Paul Connery se encontraba en Zurich hacía poco tiempo, sustituyendo en el último momento al bioquímico que esperaba Strauss, para prestar asesoría en uno de sus mayores laboratorios. Su trabajo tenía que ver con uno de los que realizaba Sofía: los estudios avanzados sobre el posible uso de las hormonas para la prevención de las enfermedades cardíacas y de la arteriosclerosis, y en general, sobre la inevitable degeneración del organismo provocada por la vejez. Paul Connery formaba parte del equipo investigador de la Fundación Worcester para la Biología Experimental en Shrewsbury, Massachussets, de la cual era fundador el doctor Gregory Pincus, el inventor de los anticonceptivos orales. Sorprendentemente, Paul había vivido y estudiado en el Colegio Williams, en Williamstown. Cuando vio a Sofía, le pareció reconocer un rostro familiar. Tiempo después se enteraría de que la nieta del prominente Conrad Strauss era Sofía Garrett, la hija del doctor Albert Garrett de Williamstown, el mismo al que tantas veces había acudido su familia, el único médico del pueblo, por lo menos en aquella época. Strauss estaba contrariado, temía un acercamiento entre ellos.

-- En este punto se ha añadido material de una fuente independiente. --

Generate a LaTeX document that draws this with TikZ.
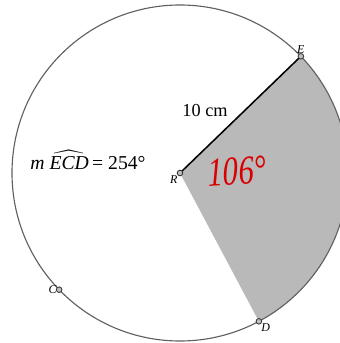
\documentclass[tikz,border=0pt]{standalone}
\usepackage{amsmath}
\usepackage{fontspec}
\setmainfont{Liberation Serif}
\usepackage{tikz}
\usetikzlibrary{calc}

\begin{document}
\begin{tikzpicture}[x=0.025cm,y=0.025cm]
    \useasboundingbox (-180,-170) rectangle (160,173);
    \coordinate (R) at (0,0);
    \coordinate (E) at (44:168);
    \coordinate (D) at (-62:168);
    \coordinate (C) at (-136:168);

    % Išpjova
    \fill[gray!55] (R) -- (E) arc[start angle=44, end angle=-62, radius=168] -- cycle;
    \draw[gray!75!black, line width=0.8pt] (R) circle (168);

    \draw[line width=1.1pt] (R) -- (E);

    \node (rad) at (25,62) {\fontsize{13}{15}\selectfont 10 cm};
    \node (arc) at (-92,13) {\fontsize{14}{16}\selectfont \textit{m} $\widehat{\text{\textit{ECD}}}$\,= 254\textdegree};
    \node[text=red!85!black, xscale=0.75, rotate=3] (ang) at (57,2) {\fontsize{29}{29}\selectfont\itshape 106\textdegree};

    \foreach \p/\pos in {E/above, R/below left, C/left, D/below right} {
        \filldraw[fill=gray!50, draw=black!80, line width=0.6pt] (\p) circle (2.8) node[\pos, inner sep=1.5pt, font=\fontsize{8.5}{10}\selectfont\itshape] {\p};
    }
\end{tikzpicture}
\end{document}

Y no se equivocaba. Al encuentro inicial entre Paul y Sofía había seguido una fuerte atracción. A él le fascinó aquella mujer de rasgos marcados cuya mirada parecía traspasarlo, inteligente, de hablar pausado y de cuidadosos modales. Le atraía hasta su extraña manera de vestir, tratando de no resaltar sus encantos, que los tenía, y muchos. Poco a poco Sofía empezó a ocupar su mente la mayor parte del tiempo. Su comportamiento con ella no era como el que hubiera tenido con cualquier muchacha americana, se sentía obligado a mostrar lo mejor de sí. Sofía le producía un gran respeto, tanto, que a pesar de conocerse desde hacía cerca de dos meses, el único acercamiento íntimo fue un ligero beso en los labios hacía una semana al despedirse. La sensación que le había dejado era la de haber profanado un templo. En lugar de amedrentarlo, aquello acrecentó su interés, sospechaba que bajo la extraña apariencia anacoreta de Sofía, existía una mujer parecida a un volcán a punto de entrar en erupción.